Ainsi Karl Sims [Sims 94] a conçu des
créatures virtuelles
en faisant évoluer, aussi bien leur architecture de contrôle que leur
morphologie, au moyen de la sélection artificielle. Pour cela
il a codé la morphologie sous forme d´un graphe (constituant le
patrimoine génétique) décrivant l´assemblage des
éléments de l´animat linéairement, répétitivement ou
récursivement. Chaque noeud de ce graphe pointe vers un autre graphe
qui décrit le contrôleur attaché à l´élément correspondant, sorte de
réseau neuronal
muni de capteurs (internes ou externes), d´actuateurs (exerçant
des forces musculaires sur les éléments de l´animat), capteurs et
actuateurs étant reliés par un réseau de neurones complexes (certains
délivrant une information traitée de ses entrées, comme somme,
produit, seuillage, fonctions mathématiques, ...).

Génotypes
Phénotypes
Sims fait "vivre"
une population d´animats dont les patrimoines génétiques ont été
générés aléatoirement: Chaque individu se construit à partir de
ses gènes et se comporte au sein d´un environnement simulé en
cherchant à optimiser une certaine fonction d´adaptation.

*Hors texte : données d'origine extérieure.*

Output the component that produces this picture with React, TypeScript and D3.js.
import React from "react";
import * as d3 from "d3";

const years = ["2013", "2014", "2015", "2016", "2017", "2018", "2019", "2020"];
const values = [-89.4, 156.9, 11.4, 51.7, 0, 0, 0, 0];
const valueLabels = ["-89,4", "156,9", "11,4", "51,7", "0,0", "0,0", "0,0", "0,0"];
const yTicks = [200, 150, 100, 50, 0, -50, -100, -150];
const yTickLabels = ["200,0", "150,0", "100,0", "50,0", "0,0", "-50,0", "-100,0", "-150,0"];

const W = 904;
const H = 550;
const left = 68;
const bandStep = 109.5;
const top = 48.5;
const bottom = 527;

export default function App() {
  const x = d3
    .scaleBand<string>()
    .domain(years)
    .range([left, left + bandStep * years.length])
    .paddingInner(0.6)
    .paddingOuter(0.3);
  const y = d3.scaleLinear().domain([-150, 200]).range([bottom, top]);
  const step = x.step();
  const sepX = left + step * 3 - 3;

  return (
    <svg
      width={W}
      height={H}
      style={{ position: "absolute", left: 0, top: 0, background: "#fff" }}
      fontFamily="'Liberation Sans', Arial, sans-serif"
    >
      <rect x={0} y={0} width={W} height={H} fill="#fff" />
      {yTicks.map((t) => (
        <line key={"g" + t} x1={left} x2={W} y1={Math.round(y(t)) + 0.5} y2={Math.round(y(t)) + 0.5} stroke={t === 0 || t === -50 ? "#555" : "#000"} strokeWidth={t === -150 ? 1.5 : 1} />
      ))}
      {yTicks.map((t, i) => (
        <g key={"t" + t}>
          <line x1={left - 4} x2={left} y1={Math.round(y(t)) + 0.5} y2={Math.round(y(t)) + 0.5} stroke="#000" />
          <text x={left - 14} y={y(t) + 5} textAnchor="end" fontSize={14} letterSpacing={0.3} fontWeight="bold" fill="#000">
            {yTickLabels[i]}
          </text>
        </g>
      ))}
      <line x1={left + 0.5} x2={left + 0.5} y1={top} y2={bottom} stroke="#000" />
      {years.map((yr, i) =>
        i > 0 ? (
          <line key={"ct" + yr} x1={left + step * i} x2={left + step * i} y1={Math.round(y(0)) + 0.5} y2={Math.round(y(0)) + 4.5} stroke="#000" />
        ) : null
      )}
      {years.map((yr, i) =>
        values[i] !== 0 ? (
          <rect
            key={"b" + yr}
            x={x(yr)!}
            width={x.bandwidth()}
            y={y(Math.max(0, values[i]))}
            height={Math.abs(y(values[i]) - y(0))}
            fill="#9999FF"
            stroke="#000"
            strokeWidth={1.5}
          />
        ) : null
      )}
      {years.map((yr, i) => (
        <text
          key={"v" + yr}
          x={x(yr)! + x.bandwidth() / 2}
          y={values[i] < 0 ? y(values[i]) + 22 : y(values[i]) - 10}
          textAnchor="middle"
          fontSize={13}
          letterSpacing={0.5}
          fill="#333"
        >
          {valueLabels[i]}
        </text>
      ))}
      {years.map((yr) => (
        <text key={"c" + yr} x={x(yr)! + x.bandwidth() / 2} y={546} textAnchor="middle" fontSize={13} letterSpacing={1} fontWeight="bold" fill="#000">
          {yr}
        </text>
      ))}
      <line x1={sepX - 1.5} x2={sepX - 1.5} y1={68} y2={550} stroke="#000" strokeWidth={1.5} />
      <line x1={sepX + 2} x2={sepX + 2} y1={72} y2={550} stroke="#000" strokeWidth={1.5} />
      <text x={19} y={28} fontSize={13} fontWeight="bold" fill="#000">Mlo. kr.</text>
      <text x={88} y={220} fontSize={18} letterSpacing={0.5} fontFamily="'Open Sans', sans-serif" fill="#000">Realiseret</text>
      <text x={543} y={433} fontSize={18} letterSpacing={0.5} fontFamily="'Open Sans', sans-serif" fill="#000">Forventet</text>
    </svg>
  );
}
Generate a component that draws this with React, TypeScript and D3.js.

Ceux qui sont le mieux adaptés sont autorisés à se reproduire en
combinant leurs gènes par des mécanismes de croisements
et de mutations. À partir de ces nouveux gènes une nouvelle
génération est créée, et ainsi de suite. Au bout d´un certain
nombre de générations, il peut apparaitre des individus qui
répondent le mieux possible à la fonction d´adaptation. Par exemple
pour créer des animats sachant nager, l´environnement simule un liquide
visqueux sans pesanteur, la fonction d´adaptation est une mesure
de la distance parcourue: On voit rapidement émerger des individus
munis de nageoires dont le comportement n´est pas sans rappeler celui
de certains animaux marins, mais ont voit aussi apparaitre des
êtres étranges ayant inventé des stratégies de nage que l´on ne trouve
pas dans la nature (du moins pas dans celle que nous connaissons),
mais qui réussissent.
Ces processus de sélection artificielle sont utilisés en
robotique évolutionniste [Husbands 98] pour construire
physiquement des populations de machines capables de se reproduire
et d´évoluer. Ils servent aussi à mieux comprendre comment
l´intelligence humaine s´explique à partir des comportements adaptatifs
les plus simples hérités de l´animal.